### AIM OF THE TASK
Reproduce all the lines exactly as they stand, apart from the pictures.

### DATASET EXTRACT
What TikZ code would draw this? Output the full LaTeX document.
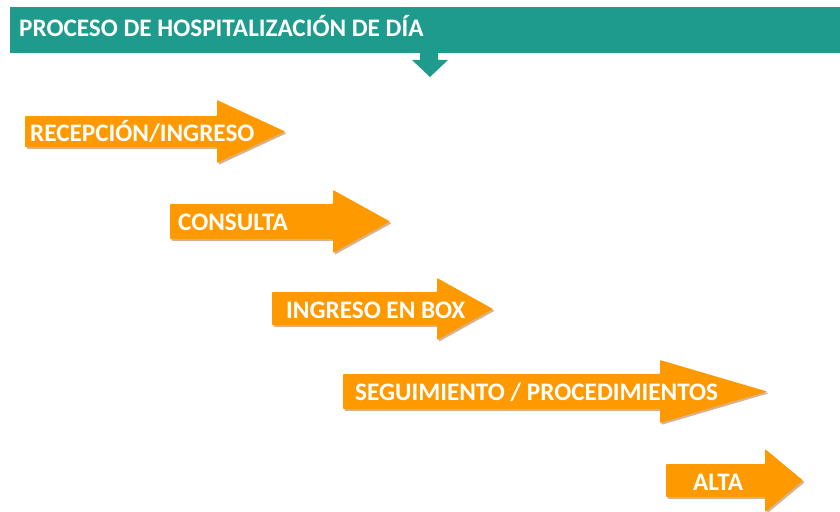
\documentclass[tikz,border=0pt]{standalone}
\usepackage{fontspec}
\setmainfont{Carlito}
\definecolor{teal}{RGB}{30,155,140}
\definecolor{orng}{RGB}{255,153,0}
\definecolor{shad}{RGB}{205,160,120}
\tikzset{
  lbl/.style={text=white,font=\bfseries\fontsize{25.2}{30}\selectfont,inner sep=0pt,anchor=base west},
  arrowfill/.style={fill=orng,rounded corners=0.8pt},
  arrowshadow/.style={fill=shad,opacity=0.8,rounded corners=0.8pt}
}
% #1 x0, #2 xb, #3 y1, #4 y2, #5 h1, #6 h2, #7 xa
\newcommand\myarrowpath[7]{(#1,#3) -- (#2,#3) -- (#2,#5) -- (#7,{(#5+#6)/2}) -- (#2,#6) -- (#2,#4) -- (#1,#4) -- cycle}
\newcommand\myarrow[7]{%
  \fill[arrowshadow,shift={(1.6,1.8)}] \myarrowpath{#1}{#2}{#3}{#4}{#5}{#6}{#7};
  \fill[arrowfill] \myarrowpath{#1}{#2}{#3}{#4}{#5}{#6}{#7};
}
\begin{document}
\begin{tikzpicture}[x=1pt,y=-1pt]
\useasboundingbox (0,0) rectangle (840,511);
% header
\fill[teal] (10,7) rectangle (840,53);
\node[lbl] (title) at (19,36.7) {PROCESO DE HOSPITALIZACIÓN DE DÍA};
\fill[teal] (420,52) -- (438,52) -- (438,60) -- (448,60) -- (430,77) -- (412,60) -- (420,60) -- cycle;
% arrows
\myarrow{25}{217}{116}{147}{100}{163}{285}
\node[lbl] (recep) at (30,141.7) {RECEPCIÓN/INGRESO};
\myarrow{170}{333}{204}{239}{190}{253}{390}
\node[lbl] (consulta) at (178,230.7) {CONSULTA};
\myarrow{272}{437}{292}{325}{278}{340}{493}
\node[lbl] (box) at (286,318.3) {INGRESO EN BOX};
\myarrow{343}{660}{374}{409}{360}{423}{767}
\node[lbl] (seg) at (355,400) {SEGUIMIENTO / PROCEDIMIENTOS};
\myarrow{666}{765}{464}{497}{449}{512}{803}
\node[lbl] (alta) at (693,490) {ALTA};
\end{tikzpicture}
\end{document}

### CORRECT ANSWER
What TikZ code would draw this? Output the full LaTeX document.
\documentclass[tikz,border=0pt]{standalone}
\usepackage{fontspec}
\setmainfont{Carlito}
\definecolor{teal}{RGB}{30,155,140}
\definecolor{orng}{RGB}{255,153,0}
\definecolor{shad}{RGB}{205,160,120}
\tikzset{
  lbl/.style={text=white,font=\bfseries\fontsize{25.2}{30}\selectfont,inner sep=0pt,anchor=base west},
  arrowfill/.style={fill=orng,rounded corners=0.8pt},
  arrowshadow/.style={fill=shad,opacity=0.8,rounded corners=0.8pt}
}
% #1 x0, #2 xb, #3 y1, #4 y2, #5 h1, #6 h2, #7 xa
\newcommand\myarrowpath[7]{(#1,#3) -- (#2,#3) -- (#2,#5) -- (#7,{(#5+#6)/2}) -- (#2,#6) -- (#2,#4) -- (#1,#4) -- cycle}
\newcommand\myarrow[7]{%
  \fill[arrowshadow,shift={(1.6,1.8)}] \myarrowpath{#1}{#2}{#3}{#4}{#5}{#6}{#7};
  \fill[arrowfill] \myarrowpath{#1}{#2}{#3}{#4}{#5}{#6}{#7};
}
\begin{document}
\begin{tikzpicture}[x=1pt,y=-1pt]
\useasboundingbox (0,0) rectangle (840,511);
% header
\fill[teal] (10,7) rectangle (840,53);
\node[lbl] (title) at (19,36.7) {PROCESO DE HOSPITALIZACIÓN DE DÍA};
\fill[teal] (420,52) -- (438,52) -- (438,60) -- (448,60) -- (430,77) -- (412,60) -- (420,60) -- cycle;
% arrows
\myarrow{25}{217}{116}{147}{100}{163}{285}
\node[lbl] (recep) at (30,141.7) {RECEPCIÓN/INGRESO};
\myarrow{170}{333}{204}{239}{190}{253}{390}
\node[lbl] (consulta) at (178,230.7) {CONSULTA};
\myarrow{272}{437}{292}{325}{278}{340}{493}
\node[lbl] (box) at (286,318.3) {INGRESO EN BOX};
\myarrow{343}{660}{374}{409}{360}{423}{767}
\node[lbl] (seg) at (355,400) {SEGUIMIENTO / PROCEDIMIENTOS};
\myarrow{666}{765}{464}{497}{449}{512}{803}
\node[lbl] (alta) at (693,490) {ALTA};
\end{tikzpicture}
\end{document}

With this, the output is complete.